-- begin --

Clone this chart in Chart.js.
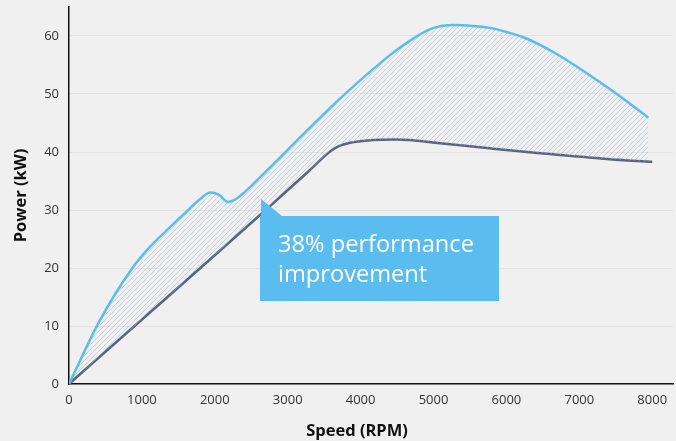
<!DOCTYPE html>
<html>
<head>
<meta charset="utf-8">
<script src="https://cdn.jsdelivr.net/npm/chart.js@4.4.1/dist/chart.umd.min.js"></script>
<style>
  html, body { margin: 0; padding: 0; background: #f0f0f0; }
  #wrap { width: 676px; height: 441px; position: relative; }
</style>
</head>
<body>
<div id="wrap"><canvas id="c" width="676" height="441"></canvas></div>
<script>
// ---- Data ----
const improvedRpm = [0, 425, 882, 1100, 1340, 1600, 1800, 1940, 2060, 2177, 2280, 2712, 3200, 3717, 4403, 4678, 4860, 5000, 5240, 5593, 5775, 6000, 6250, 6690, 7147, 7604, 7947];
const improvedKw  = [0, 11.0, 20.2, 23.5, 26.5, 29.6, 31.9, 33.0, 32.6, 31.4, 31.8, 36.8, 42.9, 49.2, 56.7, 59.2, 60.6, 61.4, 61.9, 61.7, 61.4, 60.7, 59.7, 56.9, 53.2, 49.2, 45.9];
const baseRpm = [0, 3306, 3580, 3717, 3855, 4100, 4500, 5089, 5800, 6461, 7376, 8000];
const baseKw  = [0, 36.9, 40.1, 41.1, 41.6, 42.0, 42.15, 41.5, 40.6, 39.8, 38.8, 38.3];
const xTicks = [0, 1000, 2000, 3000, 4000, 5000, 6000, 7000, 8000];
const yTicks = [0, 10, 20, 30, 40, 50, 60];
const annotationLines = ['38% performance', 'improvement'];
const xTitle = 'Speed (RPM)';
const yTitle = 'Power (kW)';

function pts(xs, ys) { return xs.map((x, i) => ({ x: x, y: ys[i] })); }

// hatch pattern
function makeHatch() {
  const s = 5;
  const c = document.createElement('canvas');
  c.width = s; c.height = s;
  const g = c.getContext('2d');
  g.strokeStyle = 'rgba(160,175,212,0.5)';
  g.lineWidth = 1;
  g.beginPath();
  g.moveTo(0, s); g.lineTo(s, 0);
  g.moveTo(-1, 1); g.lineTo(1, -1);
  g.moveTo(s - 1, s + 1); g.lineTo(s + 1, s - 1);
  g.stroke();
  return g.createPattern(c, 'repeat');
}

const FONT = "'Open Sans', 'DejaVu Sans', sans-serif";

const bgPlugin = {
  id: 'bg',
  beforeDraw(chart) {
    const ctx = chart.ctx;
    ctx.save();
    ctx.fillStyle = '#f0f0f0';
    ctx.fillRect(0, 0, chart.width, chart.height);
    ctx.restore();
  }
};

const overlayPlugin = {
  id: 'overlay',
  afterDraw(chart) {
    const ctx = chart.ctx;
    ctx.save();
    // x-axis title
    ctx.fillStyle = '#111';
    ctx.font = "bold 16.5px " + FONT;
    ctx.textAlign = 'center';
    ctx.textBaseline = 'middle';
    ctx.fillText(xTitle, 357, 431);

    // annotation callout
    const bx = 260, by = 216, bw = 239, bh = 85;
    ctx.fillStyle = '#5bbdef';
    ctx.beginPath();
    ctx.moveTo(261, 199);
    ctx.lineTo(282, by);
    ctx.lineTo(bx + bw, by);
    ctx.lineTo(bx + bw, by + bh);
    ctx.lineTo(bx, by + bh);
    ctx.lineTo(bx, by);
    ctx.lineTo(261, by);
    ctx.closePath();
    ctx.fill();

    ctx.fillStyle = '#ffffff';
    ctx.textAlign = 'left';
    ctx.textBaseline = 'alphabetic';
    let size = 21;
    ctx.font = size + "px " + FONT;
    const w = ctx.measureText(annotationLines[0]).width;
    size = size * 196 / w;
    ctx.font = size + "px " + FONT;
    ctx.fillText(annotationLines[0], 278, 252);
    ctx.fillText(annotationLines[1], 278, 282);
    ctx.restore();
  }
};

function zeroPad(scale) {
  scale.paddingTop = 0; scale.paddingBottom = 0;
  scale.paddingLeft = 0; scale.paddingRight = 0;
}

const ctx = document.getElementById('c').getContext('2d');
new Chart(ctx, {
  type: 'line',
  data: {
    datasets: [
      {
        label: 'Improved',
        data: pts(improvedRpm, improvedKw),
        borderColor: '#5bbdef',
        borderWidth: 2.5,
        pointRadius: 0,
        cubicInterpolationMode: 'monotone',
        fill: { target: 1 },
        backgroundColor: makeHatch()
      },
      {
        label: 'Baseline',
        data: pts(baseRpm, baseKw),
        borderColor: '#5a6381',
        borderWidth: 2.5,
        pointRadius: 0,
        cubicInterpolationMode: 'monotone',
        fill: false
      }
    ]
  },
  options: {
    responsive: false,
    animation: false,
    events: [],
    layout: { autoPadding: false, padding: { top: 7, right: 3, left: 0, bottom: 0 } },
    plugins: {
      legend: { display: false },
      tooltip: { enabled: false }
    },
    scales: {
      x: {
        type: 'linear',
        min: 0,
        max: 8285,
        afterBuildTicks(scale) { scale.ticks = xTicks.map(v => ({ value: v })); },
        afterFit(scale) { scale.height = 57; zeroPad(scale); },
        ticks: {
          color: '#333',
          font: { family: FONT, size: 13 },
          padding: 8,
          maxRotation: 0,
          autoSkip: false,
          callback: (v) => String(v)
        },
        grid: { color: 'rgba(0,0,0,0)', drawTicks: false },
        border: { display: true, color: '#111', width: 1.5 }
      },
      y: {
        min: 0,
        max: 65,
        afterBuildTicks(scale) { scale.ticks = yTicks.map(v => ({ value: v })); },
        afterFit(scale) { scale.width = 69; zeroPad(scale); },
        ticks: {
          color: '#333',
          font: { family: FONT, size: 13 },
          padding: 10,
          callback: (v) => String(v)
        },
        grid: { color: '#e3e3e3', lineWidth: 1, drawTicks: false },
        border: { display: true, color: '#111', width: 1.5 },
        title: {
          display: true,
          text: yTitle,
          color: '#111',
          font: { family: FONT, size: 16.5, weight: 'bold' },
          padding: { top: 11, bottom: 0 }
        }
      }
    }
  },
  plugins: [bgPlugin, overlayPlugin]
});
</script>
</body>
</html>
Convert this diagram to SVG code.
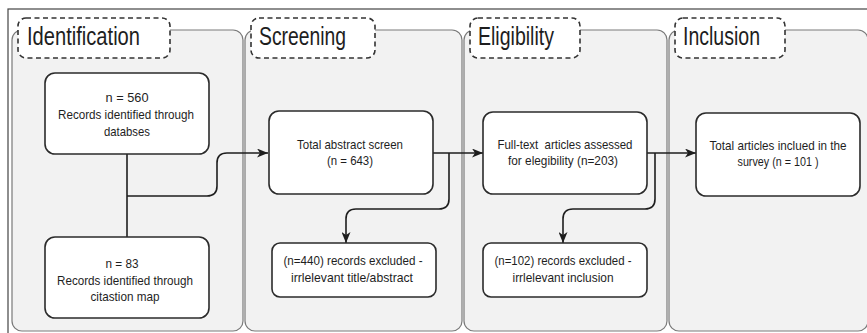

-- end --

● **WHAT TO PRODUCE**:
Retype the records above word for word, from their first line through the line containing "const yTitle = 'Power (kW)';", and leave out every picture.

● **COMPLETE RESPONSE**:
Clone this chart in Chart.js.
<!DOCTYPE html>
<html>
<head>
<meta charset="utf-8">
<script src="https://cdn.jsdelivr.net/npm/chart.js@4.4.1/dist/chart.umd.min.js"></script>
<style>
  html, body { margin: 0; padding: 0; background: #f0f0f0; }
  #wrap { width: 676px; height: 441px; position: relative; }
</style>
</head>
<body>
<div id="wrap"><canvas id="c" width="676" height="441"></canvas></div>
<script>
// ---- Data ----
const improvedRpm = [0, 425, 882, 1100, 1340, 1600, 1800, 1940, 2060, 2177, 2280, 2712, 3200, 3717, 4403, 4678, 4860, 5000, 5240, 5593, 5775, 6000, 6250, 6690, 7147, 7604, 7947];
const improvedKw  = [0, 11.0, 20.2, 23.5, 26.5, 29.6, 31.9, 33.0, 32.6, 31.4, 31.8, 36.8, 42.9, 49.2, 56.7, 59.2, 60.6, 61.4, 61.9, 61.7, 61.4, 60.7, 59.7, 56.9, 53.2, 49.2, 45.9];
const baseRpm = [0, 3306, 3580, 3717, 3855, 4100, 4500, 5089, 5800, 6461, 7376, 8000];
const baseKw  = [0, 36.9, 40.1, 41.1, 41.6, 42.0, 42.15, 41.5, 40.6, 39.8, 38.8, 38.3];
const xTicks = [0, 1000, 2000, 3000, 4000, 5000, 6000, 7000, 8000];
const yTicks = [0, 10, 20, 30, 40, 50, 60];
const annotationLines = ['38% performance', 'improvement'];
const xTitle = 'Speed (RPM)';
const yTitle = 'Power (kW)';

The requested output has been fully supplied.